En cualquier caso, el citado pasaje del «amigo anónimo» nos permite también afirmar que, para san Agustín, los aspectos más humanos y nobles de la amistad que existieron en su relación amistosa, antes del encuentro con la verdad cristiana, no debían quedar fuera del concepto de una buena amistad, puesto que ella echa sus raíces en lo más hondo del corazón del hombre (valor humano), para cobrar dimensión plena y grandeza total cuando el Espíritu Santo derrame su «ágape» en el corazón de los amigos. Y es que Agustín no se cierne en un ambiente artificial, desencarnado o falsamente místico, que pudiera haberse creado después de su conversión, como alguna vez se ha pensado[39].
No, no era él hombre de renunciar en el campo de la amistad a lo que consideraba radicalmente válido y que, con la sola apertura a la acción benéfica de Dios, que es dador de todo lo bueno, podía pasar a ser auténtico valor cristiano. Esto mismo explica e incluso confirma que no renunciase a ninguna de las fórmulas clásicas, según hemos visto. Lo cual no va a impedirle afirmar con toda claridad que para vivir la amistad con plenitud, es decir, para que sea vera, se hace absolutamente necesaria la fe en el Dios cristiano; lo mismo que para vivir con plenitud la fe cristiana hay que hacerlo desde el «amor mutuo y gratuito», pero también desde el «amor heroico» (caridad) que se ha de tener al enemigo, proclamado por Jesús en el Evangelio: amad a vuestros enemigos (Mt 5,44).
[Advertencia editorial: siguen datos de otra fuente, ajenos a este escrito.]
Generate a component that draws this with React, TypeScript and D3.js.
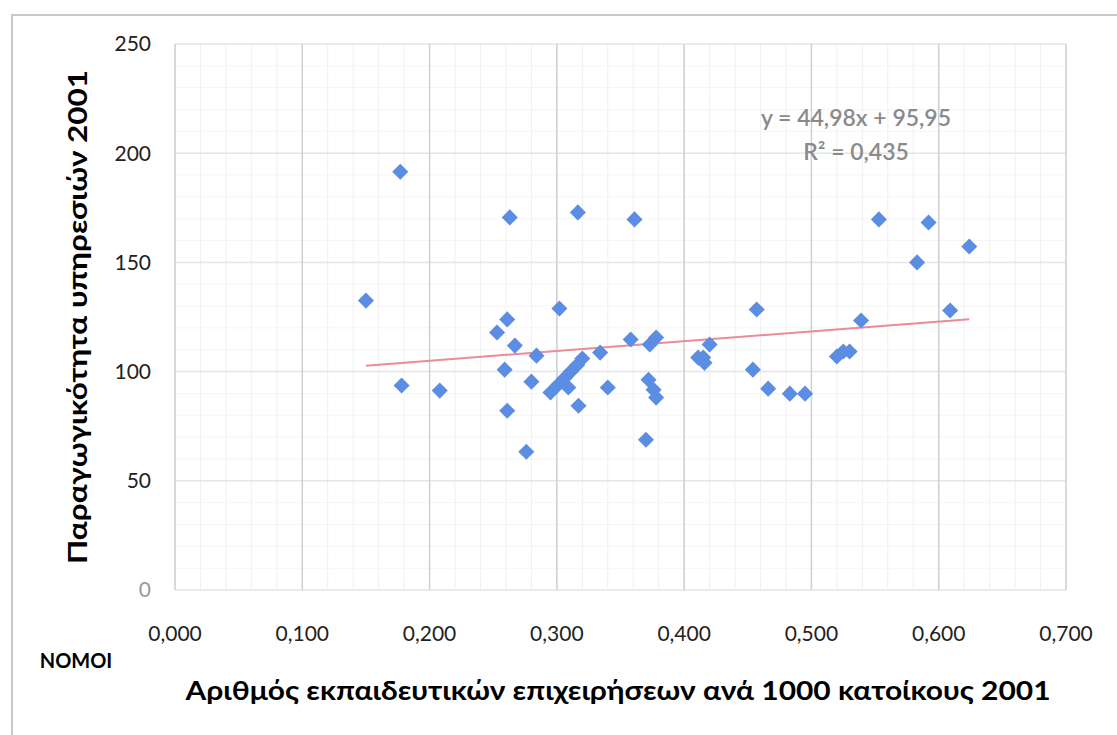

Por otra parte, el Doctor de la gracia añadirá que todo esto es don gracioso del mismo Dios, pero que al hombre le corresponde no recibir en vano el regalo de la amistad que le hace el Señor. En el texto siguiente abunda el Santo en este sentido:
Nuestro amor mutuo (= caridad, amistad) ha de ser tal, que procuremos, por todos los medios a nuestro alcance, atraernos mutuamente por la solicitud del amor, para tener a Dios con nosotros. Este amor nos lo da el mismo que dice: como yo os he amado, para que así vosotros os améis recíprocamente. Por esto Él nos amó: para que nosotros nos amásemos mutuamente, concediéndonos, por su amor, el poder estrechar con el amor mutuo nuestro lazo de unión; y así, enlazados los miembros con un vínculo tan dulce, seamos el cuerpo de tan excelsa cabeza[40].
A este respecto, escribía S. Álvarez Turienzo, otro experto en el pensamiento agustiniano: «Acaso viene a perturbar nuestros hábitos el intento de sustituir la noción, tan clara y rica, de caritas por la de vera amicitia o amor amicitiae. Pero Agustín no vivía ni pensaba fuera del mundo. La tradición con la que dialoga y de la que, además, era privilegiado conocedor, no disponía ni de experiencia ni de palabra mejores para referirse a la práctica más plena, que es la de la amicitia»[41].
Efectivamente, la vera amicitia es el grado más alto de la caridad; nos lo dijo el Señor en la noche de la Última Cena: Nadie tiene amor más grande que el que da la vida por sus amigos. Vosotros sois mis amigos (Jn 15,13). «El amor al enemigo (caridad), preconizado también por Cristo, es más heroico, pero el amor al amigo (caridad-amistad) es más noble», dirá fray Luis de León, en sintonía con san Agustín[42].